* _PROBLEM STATEMENT_
Produce a word-for-word copy of the listing below without its pictures.

* START *

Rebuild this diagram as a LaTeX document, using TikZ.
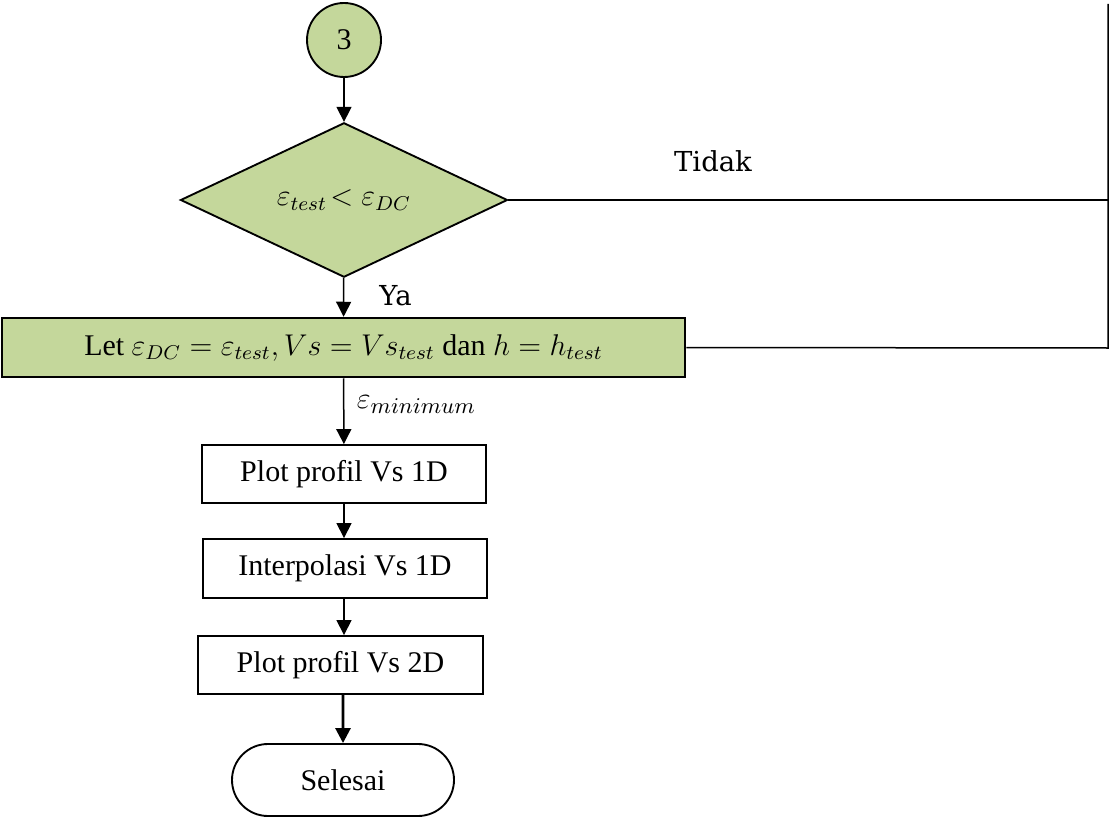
\documentclass[tikz,border=0pt,12pt]{standalone}
\usepackage{fontspec}
\setmainfont{Liberation Serif}
\newfontfamily\labelfont{DejaVu Serif}
\usetikzlibrary{shapes.geometric,shapes.misc,arrows.meta}
\definecolor{olivefill}{RGB}{196,215,155}
\tikzset{
  flow/.style={draw, line width=0.75pt, inner sep=0pt, align=center},
  gbox/.style={flow, fill=olivefill, line width=1pt},
  wbox/.style={flow, fill=white, minimum height=23.2pt},
  conn/.style={line width=0.6pt},
  arr/.style={conn, -{Triangle[length=6pt,width=6pt]}},
  lbl/.style={inner sep=0pt, font=\fontsize{11}{13}\selectfont}
}
\begin{document}
\begin{tikzpicture}[x=0.4pt,y=-0.4pt]
\useasboundingbox (0,0) rectangle (1113,819);
\node[gbox, circle, minimum size=29.6pt, line width=0.75pt] (c3) at (344,40) {3};
\node[gbox, diamond, minimum width=130.8pt, minimum height=55.6pt, line width=0.75pt] (dec) at (344,200) {$\varepsilon_{test}\!<\varepsilon_{DC}$};
\node[gbox, minimum width=273.2pt, minimum height=23.6pt] (let) at (343.5,347.5) {Let $\varepsilon_{DC}=\varepsilon_{test}, Vs=Vs_{test}$ dan $h=h_{test}$};
\node[wbox, minimum width=113.6pt] (p1) at (344,474) {Plot profil Vs 1D};
\node[wbox, minimum width=113.6pt, minimum height=23.6pt] (ip) at (345,568.5) {Interpolasi Vs 1D};
\node[wbox, minimum width=114pt] (p2) at (340.5,665) {Plot profil Vs 2D};
\node[flow, rounded rectangle, minimum width=88.8pt, minimum height=28.8pt] (end) at (343,780) {Selesai};
\coordinate (jn) at (1108,200);
\coordinate (jb) at (1108,348);
\coordinate (top) at (1108,4);
\draw[arr] (c3) -- (dec);
\draw[arr] (dec) -- (let) node[lbl, pos=0.45, right=14pt] {\labelfont Ya};
\draw[arr] (let) -- (p1) node[lbl, pos=0.4, right=5pt, font=\fontsize{12.5}{14}\selectfont] {$\varepsilon_{minimum}$};
\draw[arr] (p1) -- (ip.north -| p1.south);
\draw[arr] (ip.south -| p1.south) -- (p2.north -| p1.south);
\draw[arr, line width=1.1pt] (end.north |- p2.south) -- (end);
\draw[conn] (dec.east) -- (jn);
\draw[conn] (let.east) -- (jb) -- (top);
\node[lbl] (tidak) at (713,161) {\labelfont Tidak};
\end{tikzpicture}
\end{document}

* END *

* _SOLUTION FOR THIS TASK_
Rebuild this diagram as a LaTeX document, using TikZ.
\documentclass[tikz,border=0pt,12pt]{standalone}
\usepackage{fontspec}
\setmainfont{Liberation Serif}
\newfontfamily\labelfont{DejaVu Serif}
\usetikzlibrary{shapes.geometric,shapes.misc,arrows.meta}
\definecolor{olivefill}{RGB}{196,215,155}
\tikzset{
  flow/.style={draw, line width=0.75pt, inner sep=0pt, align=center},
  gbox/.style={flow, fill=olivefill, line width=1pt},
  wbox/.style={flow, fill=white, minimum height=23.2pt},
  conn/.style={line width=0.6pt},
  arr/.style={conn, -{Triangle[length=6pt,width=6pt]}},
  lbl/.style={inner sep=0pt, font=\fontsize{11}{13}\selectfont}
}
\begin{document}
\begin{tikzpicture}[x=0.4pt,y=-0.4pt]
\useasboundingbox (0,0) rectangle (1113,819);
\node[gbox, circle, minimum size=29.6pt, line width=0.75pt] (c3) at (344,40) {3};
\node[gbox, diamond, minimum width=130.8pt, minimum height=55.6pt, line width=0.75pt] (dec) at (344,200) {$\varepsilon_{test}\!<\varepsilon_{DC}$};
\node[gbox, minimum width=273.2pt, minimum height=23.6pt] (let) at (343.5,347.5) {Let $\varepsilon_{DC}=\varepsilon_{test}, Vs=Vs_{test}$ dan $h=h_{test}$};
\node[wbox, minimum width=113.6pt] (p1) at (344,474) {Plot profil Vs 1D};
\node[wbox, minimum width=113.6pt, minimum height=23.6pt] (ip) at (345,568.5) {Interpolasi Vs 1D};
\node[wbox, minimum width=114pt] (p2) at (340.5,665) {Plot profil Vs 2D};
\node[flow, rounded rectangle, minimum width=88.8pt, minimum height=28.8pt] (end) at (343,780) {Selesai};
\coordinate (jn) at (1108,200);
\coordinate (jb) at (1108,348);
\coordinate (top) at (1108,4);
\draw[arr] (c3) -- (dec);
\draw[arr] (dec) -- (let) node[lbl, pos=0.45, right=14pt] {\labelfont Ya};
\draw[arr] (let) -- (p1) node[lbl, pos=0.4, right=5pt, font=\fontsize{12.5}{14}\selectfont] {$\varepsilon_{minimum}$};
\draw[arr] (p1) -- (ip.north -| p1.south);
\draw[arr] (ip.south -| p1.south) -- (p2.north -| p1.south);
\draw[arr, line width=1.1pt] (end.north |- p2.south) -- (end);
\draw[conn] (dec.east) -- (jn);
\draw[conn] (let.east) -- (jb) -- (top);
\node[lbl] (tidak) at (713,161) {\labelfont Tidak};
\end{tikzpicture}
\end{document}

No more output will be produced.